═══ DATA RECORDS ═══

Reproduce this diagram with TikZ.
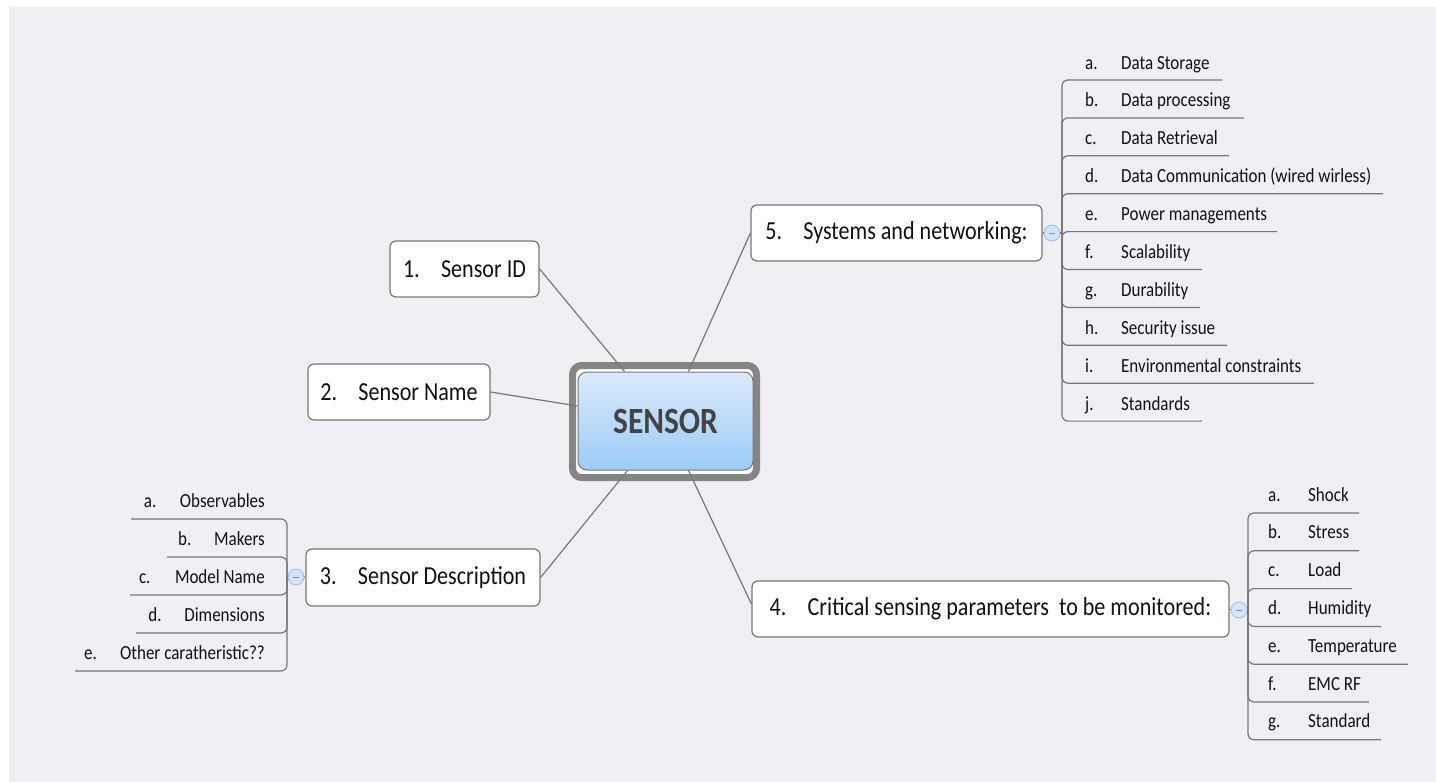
\documentclass[tikz,border=0pt]{standalone}
\usepackage{fontspec}
\setmainfont[FakeStretch=0.85]{Carlito}
\usetikzlibrary{calc}
\definecolor{bg}{HTML}{F0EFF4}
\definecolor{ln}{HTML}{777777}
\definecolor{txt}{HTML}{111111}
\definecolor{sens}{HTML}{444444}
\definecolor{stop}{HTML}{DCEAFA}
\definecolor{sbot}{HTML}{9BCBF8}
\definecolor{cfill}{HTML}{D5E4F8}
\definecolor{cdraw}{HTML}{A4C0EA}
\definecolor{cminus}{HTML}{7A8FB5}
\begin{document}
\begin{tikzpicture}[x=1pt,y=-1pt,
  topic/.style={draw=ln, line width=1.2pt, rounded corners=6pt, fill=white, inner sep=0pt,
    text=txt, font=\fontsize{26}{26}\selectfont, minimum height=56pt},
  sub/.style={inner sep=0pt, text=txt, font=\fontsize{20}{20}\selectfont},
  conn/.style={draw=ln, line width=1.2pt},
  br/.style={draw=ln, line width=1.2pt, rounded corners=6pt},
  coll/.style={circle, draw=cdraw, fill=cfill, line width=0.9pt, minimum size=16pt, inner sep=0pt}]
\useasboundingbox (0,0) rectangle (1436,782);
\fill[bg] (9,7) rectangle (1436,782);

% central topic
\node[draw=ln!90, line width=7pt, rounded corners=9pt, fill=white, minimum width=184pt, minimum height=112pt, inner sep=0pt] (outer) at (664.5,421.5) {};
\node[draw=ln, line width=1pt, rounded corners=9pt, top color=stop, bottom color=sbot,
  minimum width=175pt, minimum height=98pt, inner sep=0pt, text=sens,
  font=\fontsize{37}{37}\selectfont\bfseries] (in) at (665.5,421) {SENSOR};

% main topics
\node[topic, minimum width=149pt] (n1) at (464.5,269) {\makebox[38pt][l]{1.}Sensor ID};
\node[topic, minimum width=182pt] (n2) at (399,392) {\makebox[38pt][l]{2.}Sensor Name};
\node[topic, minimum width=234pt, minimum height=57pt] (n3) at (423,577.5) {\makebox[38pt][l]{3.}Sensor Description};
\node[topic, minimum width=477pt] (n4) at (990.5,609) {\makebox[38pt][l]{4.}Critical sensing parameters\ \ to be monitored:};
\node[topic, minimum width=291pt] (n5) at (896.5,233) {\makebox[38pt][l]{5.}Systems and networking:};

% connectors to centre
\draw[conn] (n1.east) -- ([xshift=-41pt]in.north);
\draw[conn] (n2.east) -- ([yshift=15pt]in.west);
\draw[conn] (n3.east) -- ([xshift=-38pt]in.south);
\draw[conn] ([yshift=5pt]n4.west) -- ([xshift=23pt]in.south);
\draw[conn] (n5.west) -- ([xshift=23pt]in.north);

% collapse markers
\node[coll] (c5) at (1052,233) {};
\node[coll] (c4) at (1239,610) {};
\node[coll] (c3) at (296,577) {};
\foreach \c in {c5,c4,c3}{\draw[cminus, line width=1pt] ([xshift=-3pt]\c.center) -- ([xshift=3pt]\c.center);}
\coordinate (h5) at (1062,233);
\coordinate (h4) at (1248,610);
\coordinate (h3) at (287,577);
\draw[conn] (n5.east) -- (c5.west);
\draw[conn] (c5.east) -- (h5);
\draw[conn] (n4.east) -- (c4.west);
\draw[conn] (c4.east) -- (h4);
\draw[conn] (n3.west) -- (c3.east);
\draw[conn] (c3.west) -- (h3);

% subtopics of 5
\foreach \l/\t/\e [count=\i from 0] in {a./Data Storage/1222, b./Data processing/1244, c./Data Retrieval/1229, d./Data Communication (wired wirless)/1383, e./Power managements/1277, f./Scalability/1202, g./Durability/1200, h./Security issue/1227, i./Environmental constraints/1314, j./Standards/1202}{
  \pgfmathsetmacro\yu{80+37.9*\i}
  \node[sub, anchor=base west] (s5\i) at (1085,\yu-11) {\makebox[36pt][l]{\l}\t};
  \coordinate (u5\i) at (\e,\yu);
  \draw[br] (h5) |- (u5\i);
}

% subtopics of 4
\foreach \l/\t/\e [count=\i from 0] in {a./Shock/1359, b./Stress/1359, c./Load/1352, d./Humidity/1381, e./Temperature/1408, f./EMC RF/1369, g./Standard/1381}{
  \pgfmathsetmacro\yu{513+37.8*\i}
  \node[sub, anchor=base west] (s4\i) at (1268,\yu-12) {\makebox[40pt][l]{\l}\t};
  \coordinate (u4\i) at (\e,\yu);
  \draw[br] (h4) |- (u4\i);
}

% subtopics of 3
\foreach \l/\t/\s [count=\i from 0] in {a./Observables/131, b./Makers/167, c./Model Name/130, d./Dimensions/136, e./Other caratheristic??/75}{
  \pgfmathsetmacro\yu{519+38*\i}
  \node[sub, anchor=base east] (s3\i) at (265,\yu-12) {\makebox[36pt][l]{\l}\t};
  \coordinate (u3\i) at (\s,\yu);
  \draw[br] (h3) |- (u3\i);
}
\end{tikzpicture}
\end{document}
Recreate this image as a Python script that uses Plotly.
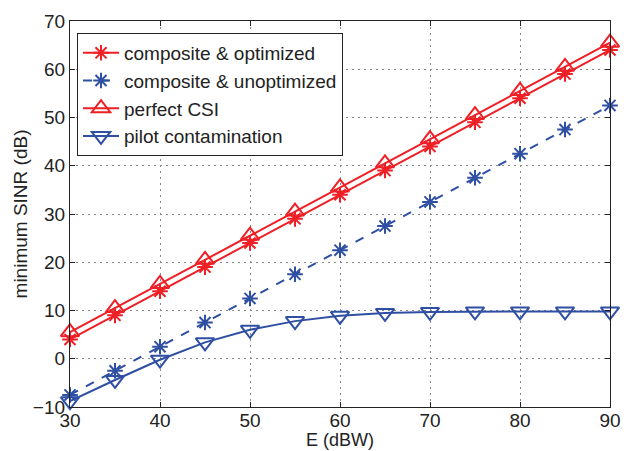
import plotly.graph_objects as go

E = [30, 35, 40, 45, 50, 55, 60, 65, 70, 75, 80, 85, 90]
comp_opt = [4, 9, 14, 19, 24, 29, 34, 39, 44, 49, 54, 59, 64]
comp_unopt = [-7.5, -2.5, 2.5, 7.5, 12.5, 17.5, 22.5, 27.5, 32.5, 37.5, 42.5, 47.5, 52.5]
perfect_csi = [5.5, 10.5, 15.5, 20.5, 25.5, 30.5, 35.5, 40.5, 45.5, 50.5, 55.5, 60.5, 65.5]
pilot_cont = [-8.8, -4.4, -0.2, 3.4, 6.0, 7.8, 8.9, 9.5, 9.7, 9.8, 9.8, 9.8, 9.8]

RED = "#ee1f25"
BLUE = "#2f4fa2"

fig = go.Figure()
fig.add_trace(go.Scatter(x=E, y=comp_opt, name="composite & optimized", mode="lines+markers",
                         line=dict(color=RED, width=2), cliponaxis=False,
                         marker=dict(symbol="asterisk-open", size=13, line=dict(color=RED, width=2))))
fig.add_trace(go.Scatter(x=E, y=comp_unopt, name="composite & unoptimized", mode="lines+markers",
                         line=dict(color=BLUE, width=2, dash="dash"), cliponaxis=False,
                         marker=dict(symbol="asterisk-open", size=13, line=dict(color=BLUE, width=2))))
fig.add_trace(go.Scatter(x=E, y=perfect_csi, name="perfect CSI", mode="lines+markers",
                         line=dict(color=RED, width=2), cliponaxis=False,
                         marker=dict(symbol="triangle-up-open", size=16, line=dict(color=RED, width=2))))
fig.add_trace(go.Scatter(x=E, y=pilot_cont, name="pilot contamination", mode="lines+markers",
                         line=dict(color=BLUE, width=2), cliponaxis=False,
                         marker=dict(symbol="triangle-down-open", size=16, line=dict(color=BLUE, width=2))))

axis_common = dict(showline=True, linecolor="#222", linewidth=1.3, mirror="ticks", ticks="inside",
                   ticklen=5, tickcolor="#222", showgrid=True, gridcolor="#888", griddash="2px,4px",
                   gridwidth=1, zeroline=False, automargin=False,
                   tickfont=dict(size=19, color="#222"))

fig.update_xaxes(range=[30, 90], dtick=10, ticklabelstandoff=-4, **axis_common)
fig.update_yaxes(range=[-10, 70], dtick=10,
                 title=dict(text="minimum SINR (dB)", font=dict(size=19, color="#222"), standoff=0),
                 **axis_common)

fig.add_annotation(text="E (dBW)", xref="paper", yref="paper", x=0.5, y=-0.0842,
                   xanchor="center", yanchor="middle", showarrow=False, borderpad=0,
                   font=dict(size=18, color="#222"))

fig.update_layout(
    width=631, height=451,
    margin=dict(l=70, r=21, t=21, b=44),
    plot_bgcolor="white", paper_bgcolor="white",
    font=dict(family="Liberation Sans, Arial, sans-serif", color="#222"),
    legend=dict(x=0.013, y=0.969, xanchor="left", yanchor="top", bgcolor="white",
                bordercolor="#222", borderwidth=1, font=dict(size=19, color="#222"),
                itemwidth=36, tracegroupgap=0),
)

fig.write_html("out.html", config={"displayModeBar": False},
               post_script="document.body.style.margin='0';document.body.style.overflow='hidden';")
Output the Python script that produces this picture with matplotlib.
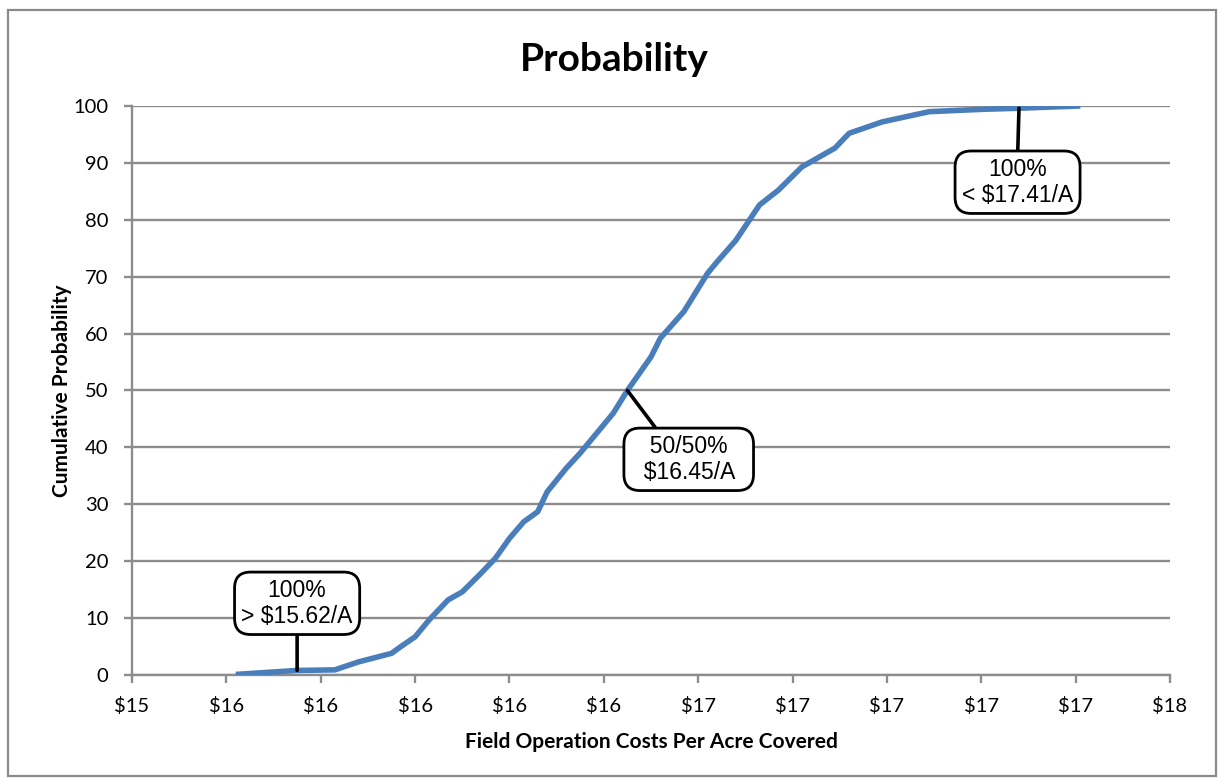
import matplotlib
matplotlib.use("Agg")
import matplotlib.pyplot as plt
from matplotlib.patches import Rectangle
from matplotlib.ticker import MultipleLocator, FuncFormatter

# Cumulative probability curve of field operation cost ($/acre)
cost = [15.62, 15.75, 15.83, 15.88, 15.95, 15.97, 16.00, 16.03, 16.07, 16.10,
        16.14, 16.17, 16.20, 16.23, 16.26, 16.28, 16.32, 16.35, 16.42, 16.45,
        16.50, 16.52, 16.57, 16.62, 16.64, 16.68, 16.73, 16.77, 16.82, 16.89,
        16.92, 16.99, 17.09, 17.20, 17.28, 17.41]
prob = [0.1, 0.8, 0.9, 2.3, 3.8, 5.0, 6.7, 9.7, 13.2, 14.6,
        17.9, 20.5, 24.0, 26.9, 28.7, 32.2, 36.3, 39.0, 46.0, 50.0,
        55.9, 59.2, 63.9, 70.6, 72.6, 76.4, 82.6, 85.2, 89.3, 92.6,
        95.2, 97.2, 99.0, 99.4, 99.6, 100.0]

# callout text, the point each one marks, and where the box sits
callout_text = ["100%\n> $15.62/A", "  50/50%  \n  $16.45/A  ", "100%\n< $17.41/A"]
callout_xy = [(15.75, 0.8), (16.45, 50.0), (17.28, 99.6)]
callout_box = [(15.75, 12.6), (16.58, 37.9), (17.277, 86.6)]
callout_relpos = [(0.5, 0.0), (0.26, 1.0), (0.5, 1.0)]

GRID = "#8c8c8c"
LINE = "#4a7ebb"
UI_FONT = ["Lato", "DejaVu Sans"]

fig = plt.figure(figsize=(12.21, 7.78), dpi=100)
ax = fig.add_axes([0.1081, 0.1324, 0.8501, 0.7314])

# outer chart border
fig.patches.append(Rectangle((8 / 1221, 1 - 776 / 778), 1208 / 1221, 766 / 778,
                             transform=fig.transFigure, fill=False,
                             edgecolor="#8a8a8a", linewidth=1.6))

ax.plot(cost, prob, color=LINE, linewidth=4, solid_capstyle="butt", zorder=3)

ax.set_xlim(15.4, 17.6)
ax.set_ylim(0, 100)
ax.xaxis.set_major_locator(MultipleLocator(0.2))
ax.yaxis.set_major_locator(MultipleLocator(10))
ax.xaxis.set_major_formatter(FuncFormatter(lambda v, _: f"${v:.0f}"))
ax.yaxis.set_major_formatter(FuncFormatter(lambda v, _: f"{v:.0f}"))

ax.grid(axis="y", color=GRID, linewidth=1.7)
ax.set_axisbelow(True)
for side in ("top", "right"):
    ax.spines[side].set_visible(False)
for side in ("left", "bottom"):
    ax.spines[side].set_color(GRID)
    ax.spines[side].set_linewidth(1.7)
ax.tick_params(direction="out", length=6, width=1.7, color=GRID, labelsize=14.5)
ax.tick_params(axis="x", pad=10)
ax.tick_params(axis="y", pad=11)
for lab in ax.get_xticklabels() + ax.get_yticklabels():
    lab.set_family(UI_FONT)

ax.set_xlabel("Field Operation Costs Per Acre Covered", family=UI_FONT,
              fontsize=15, fontweight="bold", labelpad=12)
ax.set_ylabel("Cumulative Probability", family=UI_FONT,
              fontsize=15, fontweight="bold", labelpad=1)
fig.text(0.503, 0.924, "Probability", family=UI_FONT, fontsize=28,
         fontweight="bold", ha="center", va="center")

for text, xy, box, rp in zip(callout_text, callout_xy, callout_box, callout_relpos):
    ax.annotate(text, xy=xy, xytext=box, textcoords="data",
                ha="center", va="center", fontsize=16.5,
                family=["Liberation Sans", "DejaVu Sans"], linespacing=1.15,
                bbox=dict(boxstyle="round,pad=0.3,rounding_size=0.7",
                          facecolor="white", edgecolor="black", linewidth=2),
                arrowprops=dict(arrowstyle="-", color="black", linewidth=2.6,
                                relpos=rp, shrinkA=0, shrinkB=0),
                zorder=5)

fig.savefig("out.png", dpi=100)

═══

* DIRECTIONS FOR THIS TASK: Beginning with the first line of the records above, extract each line exactly through the line that holds "(in) at (665.5,421)", both ends included. Omit pictures.

* PROBLEM SOLUTION:
Reproduce this diagram with TikZ.
\documentclass[tikz,border=0pt]{standalone}
\usepackage{fontspec}
\setmainfont[FakeStretch=0.85]{Carlito}
\usetikzlibrary{calc}
\definecolor{bg}{HTML}{F0EFF4}
\definecolor{ln}{HTML}{777777}
\definecolor{txt}{HTML}{111111}
\definecolor{sens}{HTML}{444444}
\definecolor{stop}{HTML}{DCEAFA}
\definecolor{sbot}{HTML}{9BCBF8}
\definecolor{cfill}{HTML}{D5E4F8}
\definecolor{cdraw}{HTML}{A4C0EA}
\definecolor{cminus}{HTML}{7A8FB5}
\begin{document}
\begin{tikzpicture}[x=1pt,y=-1pt,
  topic/.style={draw=ln, line width=1.2pt, rounded corners=6pt, fill=white, inner sep=0pt,
    text=txt, font=\fontsize{26}{26}\selectfont, minimum height=56pt},
  sub/.style={inner sep=0pt, text=txt, font=\fontsize{20}{20}\selectfont},
  conn/.style={draw=ln, line width=1.2pt},
  br/.style={draw=ln, line width=1.2pt, rounded corners=6pt},
  coll/.style={circle, draw=cdraw, fill=cfill, line width=0.9pt, minimum size=16pt, inner sep=0pt}]
\useasboundingbox (0,0) rectangle (1436,782);
\fill[bg] (9,7) rectangle (1436,782);

% central topic
\node[draw=ln!90, line width=7pt, rounded corners=9pt, fill=white, minimum width=184pt, minimum height=112pt, inner sep=0pt] (outer) at (664.5,421.5) {};
\node[draw=ln, line width=1pt, rounded corners=9pt, top color=stop, bottom color=sbot,
  minimum width=175pt, minimum height=98pt, inner sep=0pt, text=sens,
  font=\fontsize{37}{37}\selectfont\bfseries] (in) at (665.5,421) {SENSOR};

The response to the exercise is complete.